Can you write out the whole listing exactly?

============

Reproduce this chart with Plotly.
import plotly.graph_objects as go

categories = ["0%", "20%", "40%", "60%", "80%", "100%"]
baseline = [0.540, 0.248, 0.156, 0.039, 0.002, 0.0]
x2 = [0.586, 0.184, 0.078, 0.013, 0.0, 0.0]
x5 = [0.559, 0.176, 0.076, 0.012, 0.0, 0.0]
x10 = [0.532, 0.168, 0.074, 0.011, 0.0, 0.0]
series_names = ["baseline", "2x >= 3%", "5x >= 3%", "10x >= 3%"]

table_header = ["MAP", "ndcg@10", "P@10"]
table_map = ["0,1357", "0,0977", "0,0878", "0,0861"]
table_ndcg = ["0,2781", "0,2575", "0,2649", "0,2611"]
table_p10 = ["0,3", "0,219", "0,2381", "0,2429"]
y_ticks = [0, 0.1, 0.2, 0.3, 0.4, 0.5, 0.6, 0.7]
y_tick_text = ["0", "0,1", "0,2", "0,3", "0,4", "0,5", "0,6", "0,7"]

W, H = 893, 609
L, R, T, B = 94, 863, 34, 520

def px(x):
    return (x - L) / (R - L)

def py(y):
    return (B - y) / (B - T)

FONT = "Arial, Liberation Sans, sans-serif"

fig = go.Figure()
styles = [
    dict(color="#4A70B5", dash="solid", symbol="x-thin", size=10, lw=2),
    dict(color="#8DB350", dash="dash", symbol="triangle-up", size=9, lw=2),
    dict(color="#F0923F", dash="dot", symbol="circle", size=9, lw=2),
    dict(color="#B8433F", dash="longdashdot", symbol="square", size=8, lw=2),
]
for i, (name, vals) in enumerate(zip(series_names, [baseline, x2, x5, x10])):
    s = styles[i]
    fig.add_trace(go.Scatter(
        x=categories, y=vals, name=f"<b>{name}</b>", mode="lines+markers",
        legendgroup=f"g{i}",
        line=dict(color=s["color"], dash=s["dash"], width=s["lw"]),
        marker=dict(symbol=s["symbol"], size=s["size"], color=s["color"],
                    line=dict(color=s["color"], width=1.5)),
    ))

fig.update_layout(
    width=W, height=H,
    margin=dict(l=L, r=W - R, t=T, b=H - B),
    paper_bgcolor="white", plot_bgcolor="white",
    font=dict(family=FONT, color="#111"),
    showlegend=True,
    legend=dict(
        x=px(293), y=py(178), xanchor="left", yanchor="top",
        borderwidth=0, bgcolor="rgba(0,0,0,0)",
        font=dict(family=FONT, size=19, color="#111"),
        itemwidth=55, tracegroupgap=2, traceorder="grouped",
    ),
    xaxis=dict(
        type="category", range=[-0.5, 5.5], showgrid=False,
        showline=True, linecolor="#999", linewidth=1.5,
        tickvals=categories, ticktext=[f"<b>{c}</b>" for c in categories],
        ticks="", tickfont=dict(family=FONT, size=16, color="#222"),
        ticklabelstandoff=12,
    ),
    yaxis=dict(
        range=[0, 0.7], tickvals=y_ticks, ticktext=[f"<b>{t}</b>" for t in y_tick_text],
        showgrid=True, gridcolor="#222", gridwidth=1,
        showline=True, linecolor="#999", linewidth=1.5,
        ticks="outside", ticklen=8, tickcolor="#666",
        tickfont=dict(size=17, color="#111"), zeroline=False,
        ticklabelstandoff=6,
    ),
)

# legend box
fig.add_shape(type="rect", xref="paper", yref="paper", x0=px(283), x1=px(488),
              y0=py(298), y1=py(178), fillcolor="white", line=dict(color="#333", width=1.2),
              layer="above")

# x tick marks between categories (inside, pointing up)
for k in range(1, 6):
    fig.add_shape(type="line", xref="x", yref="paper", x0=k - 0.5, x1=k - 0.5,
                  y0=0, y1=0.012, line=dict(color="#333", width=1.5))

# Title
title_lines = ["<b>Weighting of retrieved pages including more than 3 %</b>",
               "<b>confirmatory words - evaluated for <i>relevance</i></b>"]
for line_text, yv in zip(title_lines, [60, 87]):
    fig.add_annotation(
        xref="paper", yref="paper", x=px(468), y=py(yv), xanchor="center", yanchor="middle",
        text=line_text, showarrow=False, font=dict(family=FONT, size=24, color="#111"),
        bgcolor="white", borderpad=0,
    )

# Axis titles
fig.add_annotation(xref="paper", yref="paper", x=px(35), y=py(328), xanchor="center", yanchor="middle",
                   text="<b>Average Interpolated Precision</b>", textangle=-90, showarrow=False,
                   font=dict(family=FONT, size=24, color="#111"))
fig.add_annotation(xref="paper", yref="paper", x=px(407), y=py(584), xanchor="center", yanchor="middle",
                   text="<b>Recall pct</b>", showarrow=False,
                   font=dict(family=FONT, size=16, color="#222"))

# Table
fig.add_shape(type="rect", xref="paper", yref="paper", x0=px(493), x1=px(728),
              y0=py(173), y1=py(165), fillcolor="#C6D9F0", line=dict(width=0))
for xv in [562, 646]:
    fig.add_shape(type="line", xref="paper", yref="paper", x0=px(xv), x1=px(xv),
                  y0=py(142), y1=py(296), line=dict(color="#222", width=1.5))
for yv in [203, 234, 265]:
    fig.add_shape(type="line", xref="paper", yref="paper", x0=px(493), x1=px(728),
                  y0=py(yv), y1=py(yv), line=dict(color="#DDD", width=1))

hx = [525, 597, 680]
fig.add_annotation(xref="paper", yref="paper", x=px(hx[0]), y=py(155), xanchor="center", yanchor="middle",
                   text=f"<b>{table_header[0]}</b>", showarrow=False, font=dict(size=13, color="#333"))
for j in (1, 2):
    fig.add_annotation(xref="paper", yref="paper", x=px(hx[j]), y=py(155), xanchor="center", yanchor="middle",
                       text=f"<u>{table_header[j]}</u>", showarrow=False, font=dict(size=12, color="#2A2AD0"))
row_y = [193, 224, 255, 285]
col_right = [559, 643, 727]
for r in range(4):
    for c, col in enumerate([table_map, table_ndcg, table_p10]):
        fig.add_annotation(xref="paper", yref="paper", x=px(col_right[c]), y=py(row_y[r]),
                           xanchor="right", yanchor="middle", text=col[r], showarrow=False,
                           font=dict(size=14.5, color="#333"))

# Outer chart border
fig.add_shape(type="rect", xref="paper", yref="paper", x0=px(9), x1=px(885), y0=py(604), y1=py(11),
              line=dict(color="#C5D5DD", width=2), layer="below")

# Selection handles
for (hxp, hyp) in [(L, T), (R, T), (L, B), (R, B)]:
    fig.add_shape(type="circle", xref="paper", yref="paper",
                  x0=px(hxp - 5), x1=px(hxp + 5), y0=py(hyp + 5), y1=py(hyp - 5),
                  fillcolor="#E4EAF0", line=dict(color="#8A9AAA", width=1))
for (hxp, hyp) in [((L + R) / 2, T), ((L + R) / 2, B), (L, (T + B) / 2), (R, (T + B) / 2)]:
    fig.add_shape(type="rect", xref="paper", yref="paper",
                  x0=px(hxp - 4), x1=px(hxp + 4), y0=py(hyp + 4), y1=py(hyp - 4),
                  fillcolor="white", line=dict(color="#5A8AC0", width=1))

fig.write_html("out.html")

============

## Expected answer
Reproduce this chart with Plotly.
import plotly.graph_objects as go

categories = ["0%", "20%", "40%", "60%", "80%", "100%"]
baseline = [0.540, 0.248, 0.156, 0.039, 0.002, 0.0]
x2 = [0.586, 0.184, 0.078, 0.013, 0.0, 0.0]
x5 = [0.559, 0.176, 0.076, 0.012, 0.0, 0.0]
x10 = [0.532, 0.168, 0.074, 0.011, 0.0, 0.0]
series_names = ["baseline", "2x >= 3%", "5x >= 3%", "10x >= 3%"]

table_header = ["MAP", "ndcg@10", "P@10"]
table_map = ["0,1357", "0,0977", "0,0878", "0,0861"]
table_ndcg = ["0,2781", "0,2575", "0,2649", "0,2611"]
table_p10 = ["0,3", "0,219", "0,2381", "0,2429"]
y_ticks = [0, 0.1, 0.2, 0.3, 0.4, 0.5, 0.6, 0.7]
y_tick_text = ["0", "0,1", "0,2", "0,3", "0,4", "0,5", "0,6", "0,7"]

W, H = 893, 609
L, R, T, B = 94, 863, 34, 520

def px(x):
    return (x - L) / (R - L)

def py(y):
    return (B - y) / (B - T)

FONT = "Arial, Liberation Sans, sans-serif"

fig = go.Figure()
styles = [
    dict(color="#4A70B5", dash="solid", symbol="x-thin", size=10, lw=2),
    dict(color="#8DB350", dash="dash", symbol="triangle-up", size=9, lw=2),
    dict(color="#F0923F", dash="dot", symbol="circle", size=9, lw=2),
    dict(color="#B8433F", dash="longdashdot", symbol="square", size=8, lw=2),
]
for i, (name, vals) in enumerate(zip(series_names, [baseline, x2, x5, x10])):
    s = styles[i]
    fig.add_trace(go.Scatter(
        x=categories, y=vals, name=f"<b>{name}</b>", mode="lines+markers",
        legendgroup=f"g{i}",
        line=dict(color=s["color"], dash=s["dash"], width=s["lw"]),
        marker=dict(symbol=s["symbol"], size=s["size"], color=s["color"],
                    line=dict(color=s["color"], width=1.5)),
    ))

fig.update_layout(
    width=W, height=H,
    margin=dict(l=L, r=W - R, t=T, b=H - B),
    paper_bgcolor="white", plot_bgcolor="white",
    font=dict(family=FONT, color="#111"),
    showlegend=True,
    legend=dict(
        x=px(293), y=py(178), xanchor="left", yanchor="top",
        borderwidth=0, bgcolor="rgba(0,0,0,0)",
        font=dict(family=FONT, size=19, color="#111"),
        itemwidth=55, tracegroupgap=2, traceorder="grouped",
    ),
    xaxis=dict(
        type="category", range=[-0.5, 5.5], showgrid=False,
        showline=True, linecolor="#999", linewidth=1.5,
        tickvals=categories, ticktext=[f"<b>{c}</b>" for c in categories],
        ticks="", tickfont=dict(family=FONT, size=16, color="#222"),
        ticklabelstandoff=12,
    ),
    yaxis=dict(
        range=[0, 0.7], tickvals=y_ticks, ticktext=[f"<b>{t}</b>" for t in y_tick_text],
        showgrid=True, gridcolor="#222", gridwidth=1,
        showline=True, linecolor="#999", linewidth=1.5,
        ticks="outside", ticklen=8, tickcolor="#666",
        tickfont=dict(size=17, color="#111"), zeroline=False,
        ticklabelstandoff=6,
    ),
)

# legend box
fig.add_shape(type="rect", xref="paper", yref="paper", x0=px(283), x1=px(488),
              y0=py(298), y1=py(178), fillcolor="white", line=dict(color="#333", width=1.2),
              layer="above")

# x tick marks between categories (inside, pointing up)
for k in range(1, 6):
    fig.add_shape(type="line", xref="x", yref="paper", x0=k - 0.5, x1=k - 0.5,
                  y0=0, y1=0.012, line=dict(color="#333", width=1.5))

# Title
title_lines = ["<b>Weighting of retrieved pages including more than 3 %</b>",
               "<b>confirmatory words - evaluated for <i>relevance</i></b>"]
for line_text, yv in zip(title_lines, [60, 87]):
    fig.add_annotation(
        xref="paper", yref="paper", x=px(468), y=py(yv), xanchor="center", yanchor="middle",
        text=line_text, showarrow=False, font=dict(family=FONT, size=24, color="#111"),
        bgcolor="white", borderpad=0,
    )

# Axis titles
fig.add_annotation(xref="paper", yref="paper", x=px(35), y=py(328), xanchor="center", yanchor="middle",
                   text="<b>Average Interpolated Precision</b>", textangle=-90, showarrow=False,
                   font=dict(family=FONT, size=24, color="#111"))
fig.add_annotation(xref="paper", yref="paper", x=px(407), y=py(584), xanchor="center", yanchor="middle",
                   text="<b>Recall pct</b>", showarrow=False,
                   font=dict(family=FONT, size=16, color="#222"))

# Table
fig.add_shape(type="rect", xref="paper", yref="paper", x0=px(493), x1=px(728),
              y0=py(173), y1=py(165), fillcolor="#C6D9F0", line=dict(width=0))
for xv in [562, 646]:
    fig.add_shape(type="line", xref="paper", yref="paper", x0=px(xv), x1=px(xv),
                  y0=py(142), y1=py(296), line=dict(color="#222", width=1.5))
for yv in [203, 234, 265]:
    fig.add_shape(type="line", xref="paper", yref="paper", x0=px(493), x1=px(728),
                  y0=py(yv), y1=py(yv), line=dict(color="#DDD", width=1))

hx = [525, 597, 680]
fig.add_annotation(xref="paper", yref="paper", x=px(hx[0]), y=py(155), xanchor="center", yanchor="middle",
                   text=f"<b>{table_header[0]}</b>", showarrow=False, font=dict(size=13, color="#333"))
for j in (1, 2):
    fig.add_annotation(xref="paper", yref="paper", x=px(hx[j]), y=py(155), xanchor="center", yanchor="middle",
                       text=f"<u>{table_header[j]}</u>", showarrow=False, font=dict(size=12, color="#2A2AD0"))
row_y = [193, 224, 255, 285]
col_right = [559, 643, 727]
for r in range(4):
    for c, col in enumerate([table_map, table_ndcg, table_p10]):
        fig.add_annotation(xref="paper", yref="paper", x=px(col_right[c]), y=py(row_y[r]),
                           xanchor="right", yanchor="middle", text=col[r], showarrow=False,
                           font=dict(size=14.5, color="#333"))

# Outer chart border
fig.add_shape(type="rect", xref="paper", yref="paper", x0=px(9), x1=px(885), y0=py(604), y1=py(11),
              line=dict(color="#C5D5DD", width=2), layer="below")

# Selection handles
for (hxp, hyp) in [(L, T), (R, T), (L, B), (R, B)]:
    fig.add_shape(type="circle", xref="paper", yref="paper",
                  x0=px(hxp - 5), x1=px(hxp + 5), y0=py(hyp + 5), y1=py(hyp - 5),
                  fillcolor="#E4EAF0", line=dict(color="#8A9AAA", width=1))
for (hxp, hyp) in [((L + R) / 2, T), ((L + R) / 2, B), (L, (T + B) / 2), (R, (T + B) / 2)]:
    fig.add_shape(type="rect", xref="paper", yref="paper",
                  x0=px(hxp - 4), x1=px(hxp + 4), y0=py(hyp + 4), y1=py(hyp - 4),
                  fillcolor="white", line=dict(color="#5A8AC0", width=1))

fig.write_html("out.html")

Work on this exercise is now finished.